Occurrences of ei and ie


These two sounds occur frequently throughout the German vocabulary. In the title, I used Leid (sorrow) and Lied (song) in order to show that they can be used in completely different words. Often, however, they are used in different forms of the same verb. Specifically, certain verbs that have an ei sound in the infinitive or the present tense, change to an ie spelling in the past tense and participle form.




  • ich schreibe
    • ich schrieb
    • ich habe geschrieben;
  • ich bleibe
    • ich blieb
    • ich bin geblieben;
  • ich heiße
    • ich hieß
    • ich habe gehießen


Therefore, it is important to get it right.


Visualization as a Crutch


We all have different learning styles that are a mixture of the three main types: visual, auditory and tactile.


Most people are primaily visual learners, which makes the use of images a fantastic aid in the learning process. You can take a test on Education Planner to find out about your learning style and get some tips on how to improve it.


Now, an example: Ei (egg) is one of the sounds that we are trying to recognize. The meaning of this word inspired me to draw an egg and write the diphthong ei inside it, as can be seen in the picture below:



Moreover, the combination of the e and i has a roundish, closed shape that can easily be associated with the Ei (egg), whereas ie doesn’t look round at all. This little visualization, therefore, could be of help.


Furthermore, you can use the following example sentences to start to get an idea of how widespread these two sounds actually are. Give it a go and read them out loud.


  • Sei leise! Sie liest.
  • Dieser Leib ist weich und biegsam.
  • Er hat ein Lied vom Leid geschrieben.
  • Leidenschaft und Liebschaft schaffen Liebe und Leid
  • Auf einer Leiter saß ein Dieb, und sang sich eins – ein Liebeslied.
  • Der Mieter Meier, so meint der Vermieter Beier, schuldet ihm die Miete für Mai.
  • Eine Biene saß auf meiner Vorspeise und rieb sich die Beine.


How did it go? If you want to improve your speaking, check out the links below.

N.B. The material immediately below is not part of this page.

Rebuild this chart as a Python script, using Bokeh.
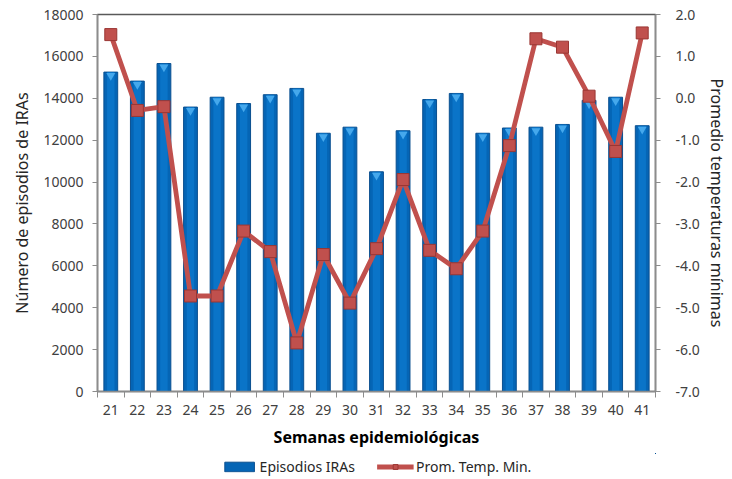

Online Exercises and Tools for Pronunciation Practice


  • Here is a little online listening exercise to help you differentiate between ei and ie. Just download the audio track, listen and fill in the gaps. You can even check your answers.
  • The German POD 101 YouTube Channel provides an introduction to common German sounds, with explanations in English.
  • The Hallo Deutschschule YouTube Channel has two audio playlists for A1 learners. There you can listen to and repeat German sentences.
  • If you want to dive deeper into the technicalities of Standard German phonology, check out this Wikipedia page.
  • Whatever language you study, it is a good idea to learn the proper sounds with the IPA (International Phonetic Alphabet).


Correct pronunciation is crucial for communicating in a foreign language. After all, you want to be understood and have conversations that you can enjoy! Thus, we have looked at the ei and ie sounds as just an example. However, as we have seen, learning them is not just a question of correct pronunciation and grammar. They sometimes occur in words that are otherwise identical, but have completely different meanings. I hope my little Ei (egg) will help you to tell them apart in the future.


All the best wishes for your language learning adventure!